Texas illustrates the trend. The state now has roughly 330 mosques. At least 48 of them were built in just the last 24 months. The Dallas-Fort Worth metroplex alone has around 200 Islamic centers. Houston has another hundred or so. Many of these communities have no interest in blending into American life.

This is not the same as past waves of immigration. Irish, Italian, Korean, Mexican, and every other group arrived with pride in their heritage. Still, they also raised American flags and wanted their children to be part of the country’s future. They became doctors, small-business owners, teachers, and soldiers. They wanted to be Americans.

What we are watching now is not the melting pot. It is isolation by design.

Parallel societies do not end well

More than 300 fundamentalist Islamic schools now operate full-time across the country. Many use Quran-first curricula that require students to spend hours memorizing religious texts before they ever reach math or science. In Dallas, Brighter Horizons Academy enrolls more than 1,700 students and draws federal support while operating on a social model that keeps children culturally isolated.

Then there is the Epic City project in Collin and Hunt counties — 402 acres originally designated only for Muslim buyers, with Sharia-compliant financing and a mega-mosque at the center. After public outcry and state investigations, the developers renamed it “The Meadows,” but a new sign does not erase the original intent. It is not a neighborhood. It is a parallel society.

Americans should not hesitate to say that parallel societies are dangerous. Europe tried this experiment, and the results could not be clearer. In Germany, France, and the United Kingdom, entire neighborhoods now operate under their own cultural rules, some openly hostile to Western norms. When citizens speak up, they are branded bigots for asserting a basic right: the ability to live safely in their own communities.

A crisis of confidence

While this separation widens, another crisis is unfolding at home. A recent Gallup survey shows that about 40% of American women ages 18 to 39 would leave the country permanently if given the chance. Nearly half of a rising generation — daughters, sisters, soon-to-be mothers — no longer believe this nation is worth building a future in.

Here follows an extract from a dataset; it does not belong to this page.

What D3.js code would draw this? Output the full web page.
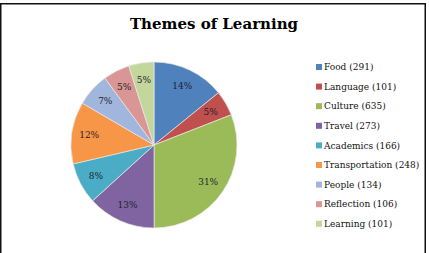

And who shapes the worldview of young boys? Their mothers. If a mother no longer believes America is home, why would her child grow up ready to defend it?

As Texas goes, so goes America. And as America goes, so goes the free world. If we lose confidence in our own national identity at the same time that we allow separatist enclaves to spread unchecked, the outcome is predictable. Europe is already showing us what comes next: cultural fracture, political radicalization, and the slow death of national unity.

Brandon Bell / Staff | Getty Images

Stand up and tell the truth

America welcomes Muslims. America defends their right to worship freely. A Muslim who loves the Constitution, respects the rule of law, and wants to raise a family in peace is more than welcome in America.

But an Islamist movement that rejects assimilation, builds enclaves governed by its own religious framework, and treats American law as optional is not simply another participant in our melting pot. It is a direct challenge to it. If we refuse to call this problem out out of fear of being called names, we will bear the consequences.

Europe is already feeling those consequences — rising conflict and a political class too paralyzed to admit the obvious. When people feel their culture, safety, and freedoms slipping away, they will follow anyone who promises to defend them. History has shown that over and over again.

Stand up. Speak plainly. Be unafraid. You can practice any faith in this country, but the supremacy of the Constitution and the Judeo-Christian moral framework that shaped it is non-negotiable. It is what guarantees your freedom in the first place.

If you come here and honor that foundation, welcome. If you come here to undermine it, you do not belong here.

Wake up to what is unfolding before the consequences arrive. Because when a nation refuses to say what is true, the truth eventually forces its way in — and by then, it is always too late.